I remember it being a tough project at the school in Ross River, because some kids were not thankful for their mothers. Some hadn't seen their mother in years. Some never had. It broke my heart to think the day would come and go, reminding them of what kind of mom they were "supposed" to have.
And what about the woman who would sell her soul to be a mother. Sure, she can celebrate her mother's guidance and love. But the day causes her gut-wrenching, jaw-tightening pain because she wants so bad to be let into the club of mothers who are celebrated. It's a publicly-recognized reminder of the sadness she feels every day.
Or those who have lost their mothers? I always feel bad for my Dad, whose mother died when I was nine, because who does he celebrate today? He misses her, I know, and we miss her too. It's a reminder, a marker of another year passed without her.
I don't mean to detract from the day's celebrations by bringing everyone down. Nay, I hope thinking of those without mothers, or who aren't mothers, gives you a reason to celebrate even bigger. If you're a mother, you're living the dream. Maybe it wasn't your dream, maybe it started off as a terrifying slip of good judgement, but nonetheless, today is Mother's Day. If you are a mother, or if you have a mother you love dearly, you owe it to this sensitive, complicated, deep-rooted love to celebrate it.
You only get one mother, and however you came into her life, you are each other's soul mirrored.
These are the beautiful Begonias Abby picked out for me, all by herself I'm told.
She loves them just as much as I do! I love that they're potted,
so I can continue enjoying them for years to come.

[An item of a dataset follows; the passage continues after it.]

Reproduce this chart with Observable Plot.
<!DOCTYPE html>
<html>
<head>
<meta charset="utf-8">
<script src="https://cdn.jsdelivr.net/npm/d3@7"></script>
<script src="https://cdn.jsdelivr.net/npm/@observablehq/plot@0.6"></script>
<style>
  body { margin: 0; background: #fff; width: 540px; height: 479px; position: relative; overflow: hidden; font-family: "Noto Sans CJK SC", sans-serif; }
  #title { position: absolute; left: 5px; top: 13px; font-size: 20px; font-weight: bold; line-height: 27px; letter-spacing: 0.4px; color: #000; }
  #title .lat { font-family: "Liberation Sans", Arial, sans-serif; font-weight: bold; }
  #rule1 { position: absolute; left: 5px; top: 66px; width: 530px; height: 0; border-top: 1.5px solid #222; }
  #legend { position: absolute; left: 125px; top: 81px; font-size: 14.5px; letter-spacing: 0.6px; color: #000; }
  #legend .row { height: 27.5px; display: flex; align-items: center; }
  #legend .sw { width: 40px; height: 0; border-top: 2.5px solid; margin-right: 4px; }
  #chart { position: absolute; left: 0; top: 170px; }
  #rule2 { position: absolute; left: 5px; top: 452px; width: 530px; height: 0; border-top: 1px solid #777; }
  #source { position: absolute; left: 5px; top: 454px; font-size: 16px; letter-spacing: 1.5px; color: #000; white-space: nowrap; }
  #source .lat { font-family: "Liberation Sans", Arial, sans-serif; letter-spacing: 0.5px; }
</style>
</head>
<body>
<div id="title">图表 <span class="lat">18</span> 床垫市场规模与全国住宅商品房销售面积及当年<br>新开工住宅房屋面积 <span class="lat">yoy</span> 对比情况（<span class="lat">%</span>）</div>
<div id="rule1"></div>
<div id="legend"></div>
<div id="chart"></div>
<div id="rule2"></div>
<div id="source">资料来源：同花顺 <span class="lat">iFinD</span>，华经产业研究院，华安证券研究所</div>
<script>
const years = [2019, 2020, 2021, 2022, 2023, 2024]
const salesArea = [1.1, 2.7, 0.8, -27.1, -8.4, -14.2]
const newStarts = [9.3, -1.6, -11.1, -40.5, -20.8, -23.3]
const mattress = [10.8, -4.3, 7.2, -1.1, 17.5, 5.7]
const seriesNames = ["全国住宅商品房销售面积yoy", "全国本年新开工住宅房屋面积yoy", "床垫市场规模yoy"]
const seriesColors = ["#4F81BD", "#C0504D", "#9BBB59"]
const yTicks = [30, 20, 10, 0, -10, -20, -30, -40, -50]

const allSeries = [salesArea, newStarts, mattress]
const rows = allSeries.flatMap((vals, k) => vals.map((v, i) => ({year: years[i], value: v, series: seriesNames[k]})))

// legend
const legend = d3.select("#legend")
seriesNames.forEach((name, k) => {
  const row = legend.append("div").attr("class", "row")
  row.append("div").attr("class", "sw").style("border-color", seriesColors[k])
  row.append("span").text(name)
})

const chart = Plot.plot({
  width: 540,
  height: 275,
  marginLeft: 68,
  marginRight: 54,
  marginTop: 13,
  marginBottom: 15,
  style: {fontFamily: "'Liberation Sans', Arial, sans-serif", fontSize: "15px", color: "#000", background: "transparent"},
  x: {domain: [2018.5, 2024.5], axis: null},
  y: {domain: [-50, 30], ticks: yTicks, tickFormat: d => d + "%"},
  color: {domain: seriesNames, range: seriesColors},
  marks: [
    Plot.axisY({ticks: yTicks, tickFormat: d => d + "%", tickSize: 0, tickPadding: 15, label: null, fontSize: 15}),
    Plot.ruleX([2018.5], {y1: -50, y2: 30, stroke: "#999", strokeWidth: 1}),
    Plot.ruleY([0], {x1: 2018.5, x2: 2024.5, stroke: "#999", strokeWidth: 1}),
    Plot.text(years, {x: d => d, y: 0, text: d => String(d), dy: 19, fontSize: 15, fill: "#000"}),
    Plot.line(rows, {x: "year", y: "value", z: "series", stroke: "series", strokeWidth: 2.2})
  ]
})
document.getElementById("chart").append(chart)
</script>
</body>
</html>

  1. " are each other's soul mirrored". This is a very, very, VERY biased statement. Though you may have enjoyed a wonderful relationship with your mother, there are many whose mothers - or whose children - are not good humans, and by suggesting that a mother and child have a mirrored soul is hurtful to those who want nothing more than to distance themselves from an abusive mother, or who can find no common ground with a child.

    Considering that your entire post focuses on how Mother's Day means different things to different people, I find it a gross oversight and poor rationalization that your final statement generalizes all mother-child relationships.

  2. Thank you, Anonymous, for commenting (who are you? I wonder). Thank you for challenging what I wrote, I really appreciate it.
    It's a tough thing to be disconnected from your mother, whether by choice or circumstance. There's always a tether, whether she gives you up for adoption at a young age, or whether she makes choices that damage the person you are.
    There's really no single way to categorize all mother-child relationships, you're right. What I meant to imply (although your response makes me think I should have re-phrased it), is that a mother passes on pieces of herself to her child, parts of her soul, and may not be aware of it. Passing on reflections of one's self is something that should be treasured, although you're right: not all mothers do.

  3. Sarah,
    I love the new blog layout. It's very pretty and elegant.
    Because I love reading along with you and yours so much, I've nominated you for a blog award.
    You can head over to my blog to pick it up.
    Tonnes of love,

  4. Thank you! I'll get right on my post!